What is needed = Return only the lines from the top of the data down to the one that holds "var aqo = 40;", both included, without any pictures.

Information shown =
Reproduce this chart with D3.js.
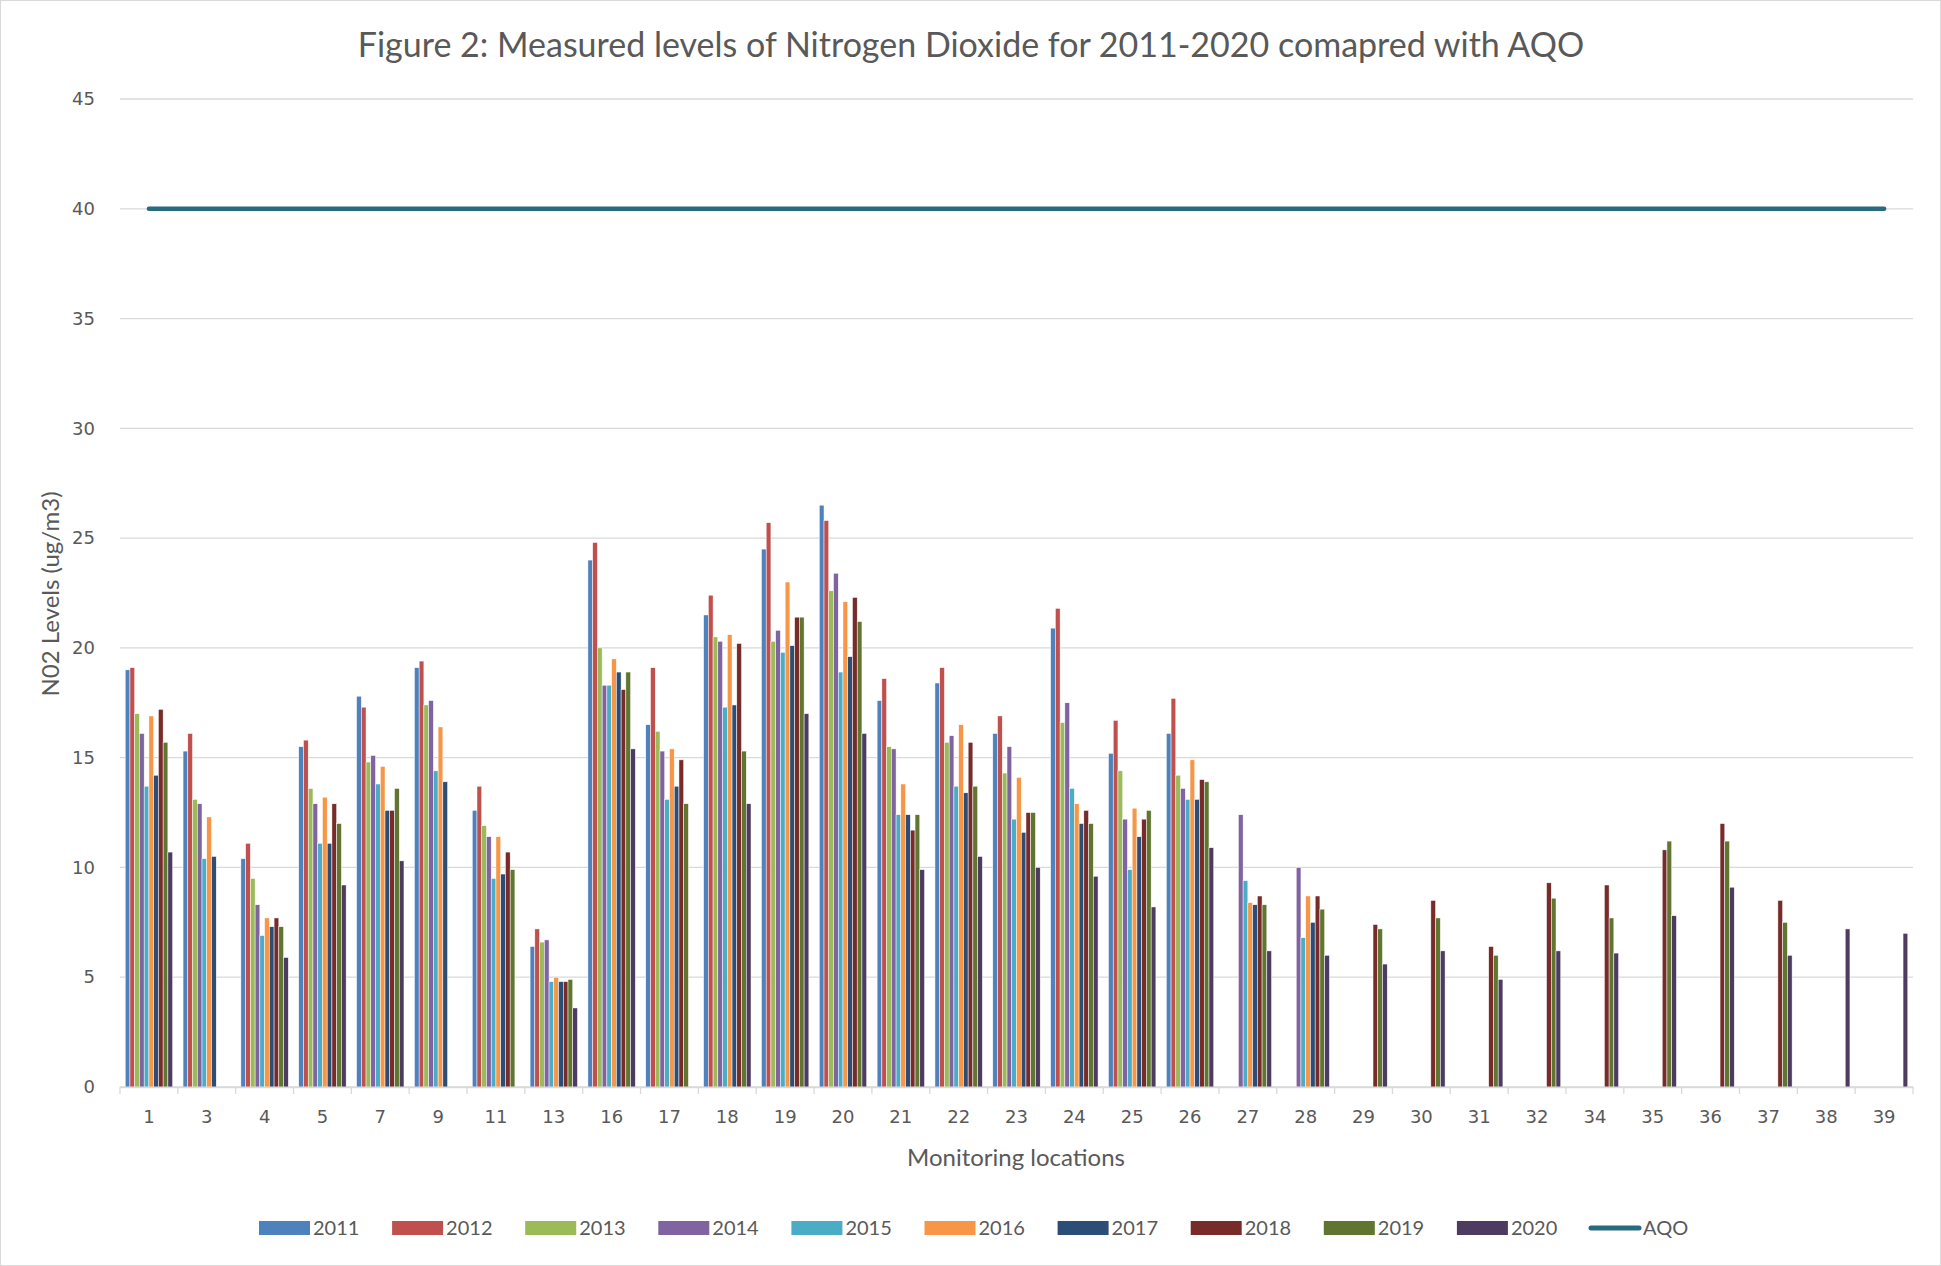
<!DOCTYPE html>
<html>
<title>NO2 levels</title>
<meta charset="UTF-8">
<script type="text/javascript" src="https://d3js.org/d3.v7.min.js"></script>
<style type="text/css">
	body {
		margin: 0;
		background: white;
	}
	.tickLabel {
		font-family: "DejaVu Sans", sans-serif;
		font-size: 18px;
		fill: #595959;
	}
	.label {
		font-family: Lato, "Open Sans", sans-serif;
		fill: #595959;
	}
</style>
<body>
	<svg id="viz"></svg>
</body>
<script type="text/javascript">

	var locations = ["1","3","4","5","7","9","11","13","16","17","18","19","20","21","22","23","24","25","26","27","28","29","30","31","32","34","35","36","37","38","39"];
	var years = ["2011","2012","2013","2014","2015","2016","2017","2018","2019","2020"];
	var yTicks = [0,5,10,15,20,25,30,35,40,45];
	var aqo = 40;

	var v2011 = [19.0,15.3,10.4,15.5,17.8,19.1,12.6,6.4,24.0,16.5,21.5,24.5,26.5,17.6,18.4,16.1,20.9,15.2,16.1,null,null,null,null,null,null,null,null,null,null,null,null];
	var v2012 = [19.1,16.1,11.1,15.8,17.3,19.4,13.7,7.2,24.8,19.1,22.4,25.7,25.8,18.6,19.1,16.9,21.8,16.7,17.7,null,null,null,null,null,null,null,null,null,null,null,null];
	var v2013 = [17.0,13.1,9.5,13.6,14.8,17.4,11.9,6.6,20.0,16.2,20.5,20.3,22.6,15.5,15.7,14.3,16.6,14.4,14.2,null,null,null,null,null,null,null,null,null,null,null,null];
	var v2014 = [16.1,12.9,8.3,12.9,15.1,17.6,11.4,6.7,18.3,15.3,20.3,20.8,23.4,15.4,16.0,15.5,17.5,12.2,13.6,12.4,10.0,null,null,null,null,null,null,null,null,null,null];
	var v2015 = [13.7,10.4,6.9,11.1,13.8,14.4,9.5,4.8,18.3,13.1,17.3,19.8,18.9,12.4,13.7,12.2,13.6,9.9,13.1,9.4,6.8,null,null,null,null,null,null,null,null,null,null];
	var v2016 = [16.9,12.3,7.7,13.2,14.6,16.4,11.4,5.0,19.5,15.4,20.6,23.0,22.1,13.8,16.5,14.1,12.9,12.7,14.9,8.4,8.7,null,null,null,null,null,null,null,null,null,null];
	var v2017 = [14.2,10.5,7.3,11.1,12.6,13.9,9.7,4.8,18.9,13.7,17.4,20.1,19.6,12.4,13.4,11.6,12.0,11.4,13.1,8.3,7.5,null,null,null,null,null,null,null,null,null,null];
	var v2018 = [17.2,null,7.7,12.9,12.6,null,10.7,4.8,18.1,14.9,20.2,21.4,22.3,11.7,15.7,12.5,12.6,12.2,14.0,8.7,8.7,7.4,8.5,6.4,9.3,9.2,10.8,12.0,8.5,null,null];
	var v2019 = [15.7,null,7.3,12.0,13.6,null,9.9,4.9,18.9,12.9,15.3,21.4,21.2,12.4,13.7,12.5,12.0,12.6,13.9,8.3,8.1,7.2,7.7,6.0,8.6,7.7,11.2,11.2,7.5,null,null];
	var v2020 = [10.7,null,5.9,9.2,10.3,null,null,3.6,15.4,null,12.9,17.0,16.1,9.9,10.5,10.0,9.6,8.2,10.9,6.2,6.0,5.6,6.2,4.9,6.2,6.1,7.8,9.1,6.0,7.2,7.0];

	var series = [v2011,v2012,v2013,v2014,v2015,v2016,v2017,v2018,v2019,v2020];
	var colors = ["#4F81BD","#C0504D","#9BBB59","#8064A2","#4BACC6","#F79646","#2C4D75","#772C2A","#5F7530","#4D3B62"];
	var aqoColor = "#286B7E";

	var W = 1941, H = 1266;
	var plotLeft = 120, plotRight = 1913, plotTop = 99, plotBottom = 1087;

	var svg = d3.select("#viz")
		.attr("width", W)
		.attr("height", H);

	svg.append("rect")
		.attr("x", 0.5).attr("y", 0.5)
		.attr("width", W - 1).attr("height", H - 1)
		.attr("fill", "white")
		.attr("stroke", "#d9d9d9");

	var xScale = d3.scaleBand()
		.domain(locations)
		.range([plotLeft, plotRight]);

	var xInner = d3.scaleBand()
		.domain(years)
		.range([0, xScale.bandwidth()])
		.paddingOuter(1.1);

	var yScale = d3.scaleLinear()
		.domain([0, 45])
		.range([plotBottom, plotTop]);

	// gridlines
	svg.append("g").selectAll("line")
		.data(yTicks)
		.enter().append("line")
		.attr("x1", plotLeft).attr("x2", plotRight)
		.attr("y1", function(d){ return yScale(d); })
		.attr("y2", function(d){ return yScale(d); })
		.attr("stroke", "#d9d9d9")
		.attr("stroke-width", 1.3);

	// y labels
	var yAxis = d3.axisLeft(yScale).tickValues(yTicks).tickSize(0).tickPadding(25);
	var gy = svg.append("g")
		.attr("transform", "translate(" + plotLeft + ",0)")
		.call(yAxis);
	gy.select(".domain").remove();
	gy.selectAll("text").attr("class", "tickLabel").attr("fill", null);
	gy.attr("font-family", null).attr("font-size", null);

	// bars
	var rows = [];
	locations.forEach(function(loc, i){
		years.forEach(function(yr, j){
			if (series[j][i] != null) rows.push({loc: loc, year: yr, value: series[j][i], color: colors[j]});
		});
	});

	svg.append("g").selectAll("rect")
		.data(rows)
		.enter().append("rect")
		.attr("x", function(d){ return xScale(d.loc) + xInner(d.year); })
		.attr("width", xInner.bandwidth())
		.attr("y", function(d){ return yScale(d.value); })
		.attr("height", function(d){ return yScale(0) - yScale(d.value); })
		.attr("fill", function(d){ return d.color; })
		.attr("stroke", "white")
		.attr("stroke-width", 0.5);

	// x axis
	var xAxis = d3.axisBottom(xScale).tickSize(0).tickPadding(23);
	var gx = svg.append("g")
		.attr("transform", "translate(0," + plotBottom + ")")
		.call(xAxis);
	gx.select(".domain").attr("stroke", "#d9d9d9").attr("stroke-width", 1.3);
	gx.selectAll("text").attr("class", "tickLabel").attr("fill", null);
	gx.attr("font-family", null).attr("font-size", null);

	var edges = locations.map(function(d){ return xScale(d); }).concat([plotRight]);
	svg.append("g").selectAll("line")
		.data(edges)
		.enter().append("line")
		.attr("x1", function(d){ return d; }).attr("x2", function(d){ return d; })
		.attr("y1", plotBottom).attr("y2", plotBottom + 7)
		.attr("stroke", "#d9d9d9")
		.attr("stroke-width", 1.3);

	// AQO line
	var line = d3.line()
		.x(function(d){ return xScale(d) + xScale.bandwidth() / 2; })
		.y(function(){ return yScale(aqo); });
	svg.append("path")
		.datum(locations)
		.attr("d", line)
		.attr("fill", "none")
		.attr("stroke", aqoColor)
		.attr("stroke-width", 4.5)
		.attr("stroke-linecap", "round");

	// titles
	svg.append("text")
		.attr("class", "label")
		.attr("x", 971).attr("y", 57)
		.attr("text-anchor", "middle")
		.style("font-size", "34px")
		.text("Figure 2: Measured levels of Nitrogen Dioxide for 2011-2020 comapred with AQO");

	svg.append("text")
		.attr("class", "label")
		.attr("transform", "translate(59,594) rotate(-90)")
		.attr("text-anchor", "middle")
		.style("font-size", "24px")
		.text("N02 Levels (ug/m3)");

	svg.append("text")
		.attr("class", "label")
		.attr("x", 1016).attr("y", 1166)
		.attr("text-anchor", "middle")
		.style("font-size", "24px")
		.text("Monitoring locations");

	// legend
	var legend = svg.append("g");
	var items = legend.selectAll("g")
		.data(years)
		.enter().append("g")
		.attr("transform", function(d, i){ return "translate(" + (259 + i * 133.1) + ",1221)"; });
	items.append("rect")
		.attr("width", 51).attr("height", 14)
		.attr("fill", function(d, i){ return colors[i]; });
	items.append("text")
		.attr("class", "label")
		.attr("x", 54).attr("y", 14)
		.style("font-size", "20px")
		.text(function(d){ return d; });

	var aqoItem = legend.append("g").attr("transform", "translate(1591,1228)");
	aqoItem.append("line")
		.attr("x1", 0).attr("x2", 48)
		.attr("stroke", aqoColor)
		.attr("stroke-width", 5)
		.attr("stroke-linecap", "round");
	aqoItem.append("text")
		.attr("class", "label")
		.attr("x", 52).attr("y", 7)
		.style("font-size", "20px")
		.text("AQO");

</script>
</html>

Answer in full =
Reproduce this chart with D3.js.
<!DOCTYPE html>
<html>
<title>NO2 levels</title>
<meta charset="UTF-8">
<script type="text/javascript" src="https://d3js.org/d3.v7.min.js"></script>
<style type="text/css">
	body {
		margin: 0;
		background: white;
	}
	.tickLabel {
		font-family: "DejaVu Sans", sans-serif;
		font-size: 18px;
		fill: #595959;
	}
	.label {
		font-family: Lato, "Open Sans", sans-serif;
		fill: #595959;
	}
</style>
<body>
	<svg id="viz"></svg>
</body>
<script type="text/javascript">

	var locations = ["1","3","4","5","7","9","11","13","16","17","18","19","20","21","22","23","24","25","26","27","28","29","30","31","32","34","35","36","37","38","39"];
	var years = ["2011","2012","2013","2014","2015","2016","2017","2018","2019","2020"];
	var yTicks = [0,5,10,15,20,25,30,35,40,45];
	var aqo = 40;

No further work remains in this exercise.